Although statistically insignificant, our estimate of the effect on Mental Health (0.013) is quite similar to the appropriately rescaled reduction in consumption of prescribed mental health drugs of 0.023 SD units (SE = 0.007, p = 0.002) in our previous work on lottery winners’ health (Cesarini et al., 2016).
It is not feasible to estimate this ordered probit model with our full set of indicator variables for lottery groups, so we only include dummies for lottery-by-year along with the demographic control variables.

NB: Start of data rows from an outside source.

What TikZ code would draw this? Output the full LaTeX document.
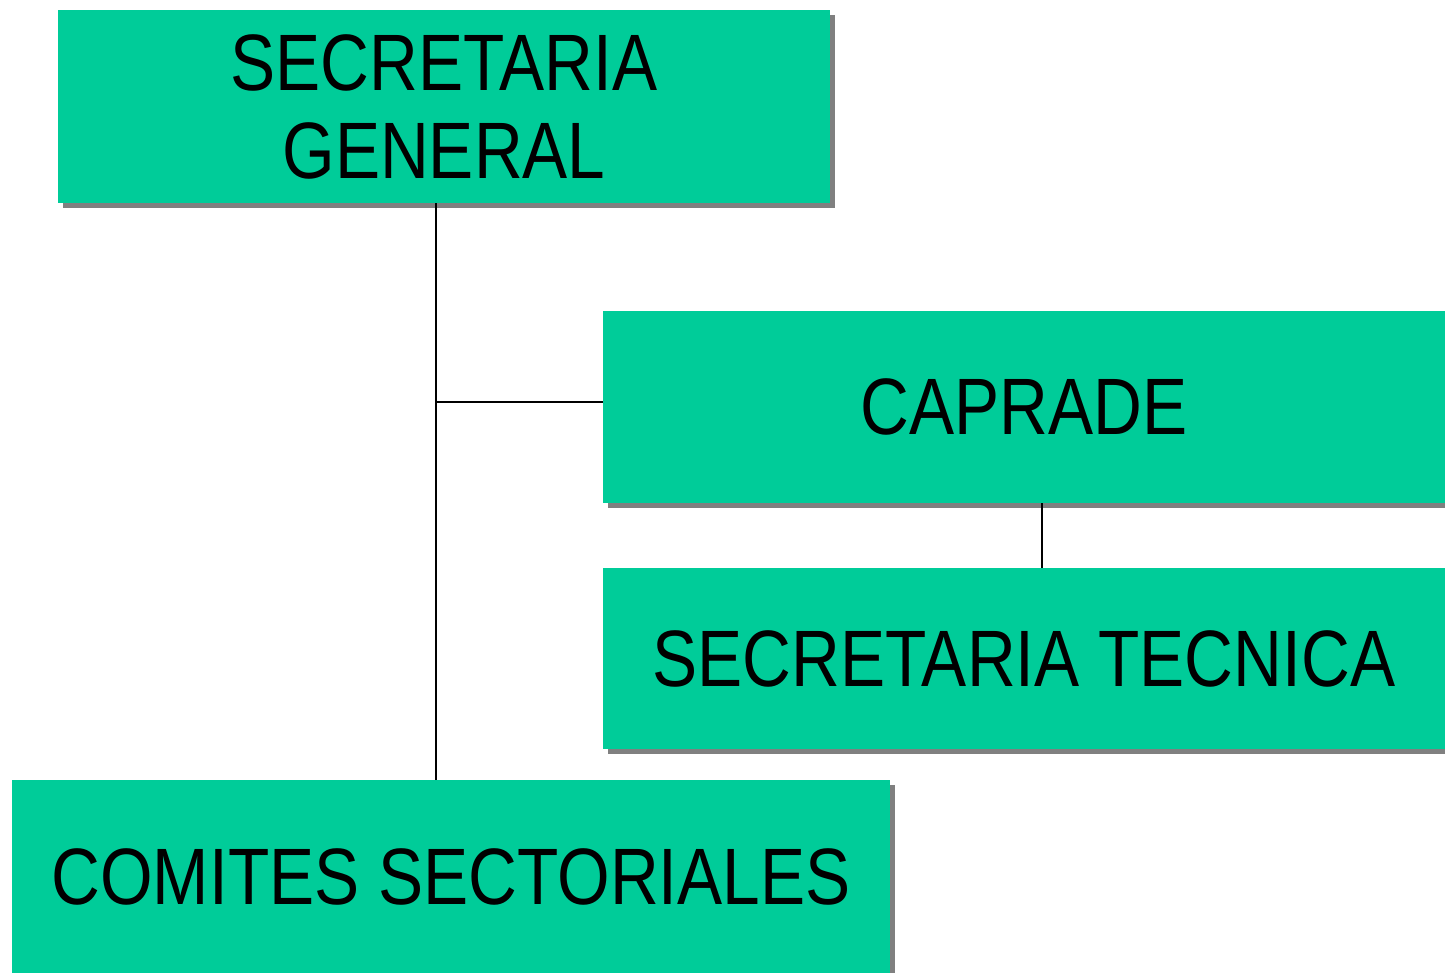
\documentclass[tikz,border=0pt]{standalone}
\usepackage{fontspec}
\newfontfamily\boxfont[FakeStretch=0.845]{Liberation Sans}
\usetikzlibrary{shadows}
\definecolor{boxgreen}{HTML}{00CC99}

\tikzset{
  orgbox/.style={fill=boxgreen, inner sep=0pt, align=center,
    font=\boxfont\fontsize{80}{88}\selectfont,
    drop shadow={shadow xshift=5pt, shadow yshift=-5pt, fill=gray, opacity=1}},
  link/.style={line width=1.5pt}
}

\begin{document}
\begin{tikzpicture}[x=1pt,y=-1pt]
    \useasboundingbox (0,0) rectangle (1445,973);

    \node[orgbox, minimum width=772pt, minimum height=193pt] (sg) at (444,106.5) {SECRETARIA\\GENERAL};
    \node[orgbox, minimum width=842pt, minimum height=192pt] (cap) at (1024,407) {CAPRADE};
    \node[orgbox, minimum width=842pt, minimum height=181pt] (st) at (1024,658.5) {SECRETARIA TECNICA};
    \node[orgbox, minimum width=878pt, minimum height=193pt] (cs) at (451,876.5) {COMITES SECTORIALES};

    % trunk and branches
    \coordinate (top) at ([xshift=-8pt]sg.south);
    \coordinate (capin) at ([yshift=5pt]cap.west);
    \draw[link] (top) -- (top |- cs.north);
    \draw[link] (top |- capin) -- (capin);
    \draw[link] ([xshift=18pt]cap.south) -- ([xshift=18pt]st.north);
\end{tikzpicture}
\end{document}
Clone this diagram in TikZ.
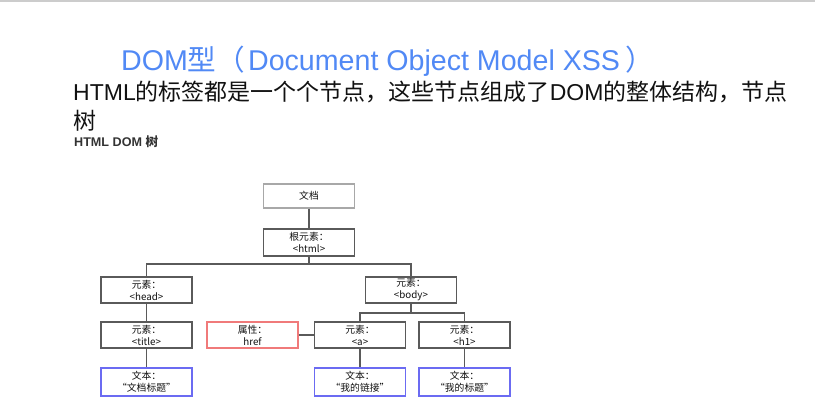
\documentclass[tikz,border=0pt]{standalone}
\usepackage{fontspec}
\setmainfont{Liberation Sans}
\newfontfamily\cjk{Noto Sans CJK SC}
\usepackage{xcolor}
\usepackage{tikz}
\usetikzlibrary{calc}
\definecolor{titleblue}{HTML}{5189F5}
\definecolor{ink}{HTML}{111111}
\definecolor{frame}{HTML}{5A5A5A}
\definecolor{docgray}{HTML}{A8A8A8}
\definecolor{attrred}{HTML}{F07A7A}
\definecolor{textblue}{HTML}{6B6BF2}
\definecolor{rulegray}{HTML}{CCCCCC}
\tikzset{
  box/.style={draw=frame, line width=1.3pt, minimum width=91pt, minimum height=26pt,
    inner sep=0pt, align=center, text=ink, font=\cjk\fontsize{9.8}{12}\selectfont},
  docbox/.style={box, draw=docgray, minimum height=24pt},
  attrbox/.style={box, draw=attrred},
  txtbox/.style={box, draw=textblue, minimum height=28pt},
  link/.style={draw=frame, line width=1.2pt},
  lead/.style={anchor=base west, inner sep=0pt, text=ink}
}

\begin{document}
\begin{tikzpicture}[x=1pt, y=-1pt]
  \useasboundingbox (0,0) rectangle (815,419);
  \draw[rulegray, line width=2pt] (0,1) -- (815,1);

  \node[lead, text=titleblue, font=\fontsize{28.6}{34}\selectfont] (heading) at (121,71)
    {DOM{\cjk 型（}\kern3pt Document Object Model XSS\kern5pt{\cjk ）}};
  \node[lead, font=\fontsize{23}{28}\selectfont] (intro) at (73,101)
    {HTML{\cjk 的标签都是一个个节点，这些节点组成了}DOM{\cjk 的整体结构，节点}};
  \node[lead, font=\cjk\fontsize{23}{28}\selectfont] (introtail) at (73,130) {树};
  \node[lead, text=black!80, font=\bfseries\fontsize{12.6}{14}\selectfont] (caption) at (74,147)
    {HTML DOM {\cjk 树}};

  \node[docbox] (doc) at (309,196) {文档};
  \node[box, minimum height=27pt] (html) at (309,242.5) {根元素：\\<html>};
  \node[box] (head) at (146.5,290) {元素：\\<head>};
  \node[box] (body) at (411,290) {元素：\\<body>};
  \node[box] (title) at (146.5,335) {元素：\\<title>};
  \node[attrbox] (href) at (252.5,335) {属性：\\href};
  \node[box] (a) at (360,335) {元素：\\<a>};
  \node[box] (h1) at (464.5,335) {元素：\\<h1>};
  \node[txtbox] (titletext) at (146.5,382) {文本：\\“文档标题”};
  \node[txtbox] (atext) at (360,382) {文本：\\“我的链接”};
  \node[txtbox] (h1text) at (464.5,382) {文本：\\“我的标题”};

  \coordinate (bus) at (0,264);
  \coordinate (bodybus) at (0,313);

  \draw[link] (doc) -- (html);
  \draw[link] (html.south) -- (html.south |- bus) -| (head.north);
  \draw[link] (html.south) -- (html.south |- bus) -| (body.north);
  \draw[link] (head) -- (title);
  \draw[link] (body.south) -- (body.south |- bodybus) -| (a.north);
  \draw[link] (body.south) -- (body.south |- bodybus) -| (h1.north);
  \draw[link] (href) -- (a);
  \draw[link] (title) -- (titletext);
  \draw[link] (a) -- (atext);
  \draw[link] (h1) -- (h1text);
\end{tikzpicture}
\end{document}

Our evidence regarding winner behaviour is well in line with conclusions from interview-based research on lottery winners in multiple countries (Kaplan, 1987; Eckblad and Lippe, 1994; Furåker and Hedenus, 2009; Larsson, 2011). For example, one study of American lottery winners concludes matter-of-factly that “contrary to popular beliefs, winners did not engage in lavish spending sprees” (Kaplan, 1987, p. 168).
As explained in our Analysis Plan, we exclude Kombi altogether in the heterogeneity analysis by type of prize because Triss-Lumpsum and Triss-Monthly winners are drawn from the same underlying population (people who procure Triss scratch-off lottery tickets). Excluding Kombi makes it less likely that any observed heterogeneity is due to factors correlated with winning a lumpsum prize.
The comparison between Triss-Lumpsum and Triss-Monthly is potentially confounded by non-linear effects of wealth. Since Triss-Monthly players win larger prizes, on average, non-linear effects of lottery wealth could produce heterogeneous effects across the Triss samples even if prizes with the same net-present values have identical effects.
To accommodate the linear-log functional form assumption, we calculated the natural logarithm of the sum of permanent income (based on pre-lottery income data only) and the annuitized prize. Our final estimates are from an instrumental variable analysis that uses lottery prizes to instrument for the log of the sum of permanent income and the annuitized prize. (We also tried alternative methods to accommodate the functional form assumption with very similar results.)